Adieu Forain, c'est aussi un émouvant hommage rendu par le réalisateur aux forains qui, naguère, égayaient par leur numéro la vie en manque de divertissements des villageois. Comme le dit Daoud Oulad Sayed, le film est en quelque sorte un double hommage rendu à la fois aux forains (musiciens, danseurs, conteurs, fabulateurs, dresseurs, jongleurs, saltimbanques et troubadours) et aux travestis remplacés par les femmes qui n'hésitent plus (émancipation et évolution obligent) à monter sur les tréteaux.
Dès ce premier film, nous sentons une certaine prédilection de la part du réalisateur vers le patrimoine culturel populaire. Cela se poursuivra dans son second film, Le cheval du vent. Le film raconte l'histoire de :
« Tahar, un vieil homme désabusé, vit chez son fils avec qui la communication est difficile. Il nourrit un rêve, celui de retourner sur la tombe de sa femme à l'autre bout du Maroc. Il va finalement se lancer dans un tel périple et rencontre au début de son voyage un jeune, Driss. Deux hommes partagent alors un bout de chemin avec un but précis : se rendre sur la tombe de sa femme pour le «vieux», retrouver sa mère, pour le «jeune». Telle est la trame du dernier long métrage de Daoud Oulad Sayed, «Le cheval de vent». Présenté comme une comédie dramatique, ce film n'en parcourt pas moins de nombreux registres cinématographiques allant du burlesque au fantastique, en passant par la poésie. »

C'est aussi un film de quête et de rencontre. Mais c'est également un film qui s'attaque à la structure familiale marocaine qui petit à petit se désagrège d'une manière inéluctable pour perdre sa composition traditionnelle. Une famille qui s'achemine fatalement vers une structure moderne nucléarisée.
« Avec Adieu forain, un premier film pénétrant sur l'extinction du métier d'amuseur public, Daoud Oulad Sayed ranimait soudain la flamme du cinéma de son pays. Aux antipodes des kits chéries arabisantes, son style élégant et dépouillé s'imposait d'emblée. Le voici qui fait mouche à nouveau, creusant toujours un genre peu prisé au Maghreb : le road-movie. Après avoir suivi le voyage en estafette de trois paumés dans Adieu forain, il s'agrippe cette fois au side-car vert de deux voyageurs de fortune que tout sépare. »

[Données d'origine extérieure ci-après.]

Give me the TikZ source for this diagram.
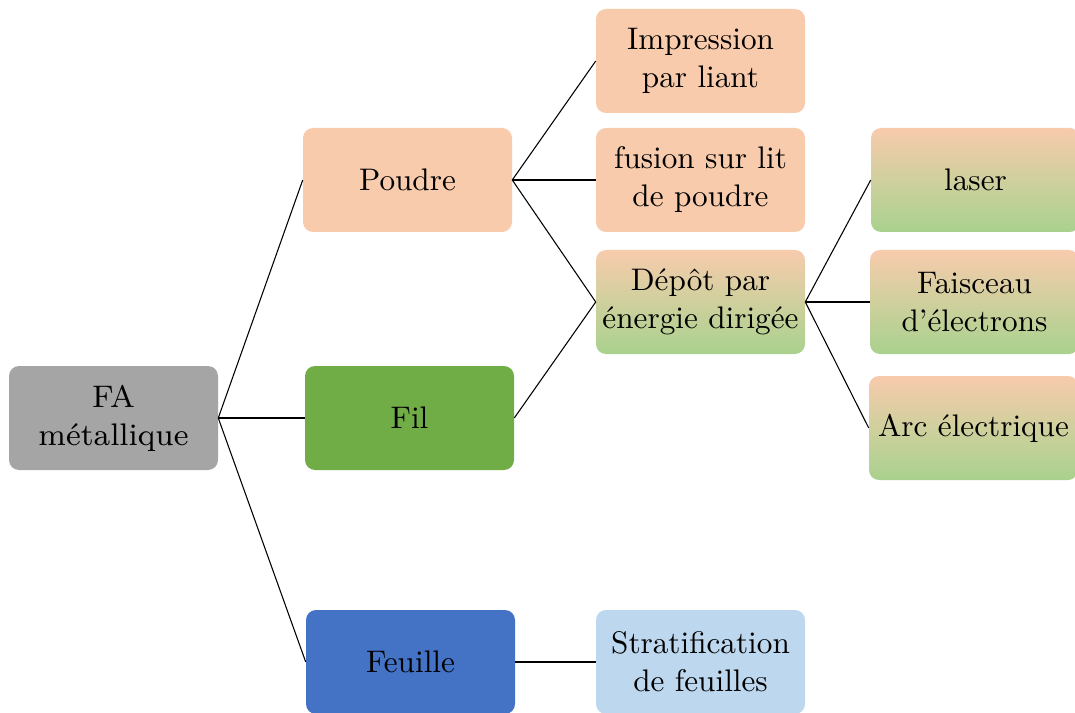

Par ailleurs, Le cheval du vent est en quelque sorte un « road-movie » qui raconte le « double » voyage initiatique de deux personnages. Le film présente, représente, comme ce sera le cas dans tous le film de Daoud, un éventail de personnages différents les uns des autres, peignant des cas humains d'une grande sensibilité.
Il y a Tahar, maréchal-ferrant à la retraite, l'allure et l'aspect d'un « vieux sage », le regard fatigué et taciturne, mais non moins pénétrant, la barbe blanchie par le poids des années. Il décide, en conséquence à des rêves où il voit sa femme l'appeler, de traverser le pays pour aller sur sa tombe. Sur la route Tahar rencontre Driss, jeune et bavard, qui, lui, doit se rendre au chevet de sa mère moribonde. Il faut dire qu'il n'a pas vu sa mère depuis son enfance.
Leur destination, en fin de compte, est la même, même s'elle reste inavouée : la mort. Une femme déjà morte et une mère qui va bientôt l'être. Les deux hommes font le chemin ensemble. Parole tournée vers l'avenir à construire pour le jeune Driss, tournée vers le passé et les souvenir pour le vieux Tahar.
Les choses sont filmées comme elles sont, c'est-à-dire faisant partie intégrante du récit. Elles ne sont pas là pour faire beau, pour donner une couleur folklorique aux images. Elles sont dans une relation dialectique avec les personnages, leurs soucis, leurs préoccupations, leurs émotions. C'est sans doute pour cela, que le réalisateur a utilisé le grand angle pour filmer l'espace et son décor.
« D'une pudeur extrême, Le Cheval de vent est un film souple, parfois distendu, mais le plus souvent ondoyant, sur ces nœuds qui se délient, mais qu'on n'arrive pas à trancher. Le side-car symbolise à merveille cette séparation impossible, cette peur de la solitude. Cinéaste talentueux et obstiné, Daoud Oulad Sayed, lui, n'a pas peur de faire cavalier seul dans le cinéma marocain. »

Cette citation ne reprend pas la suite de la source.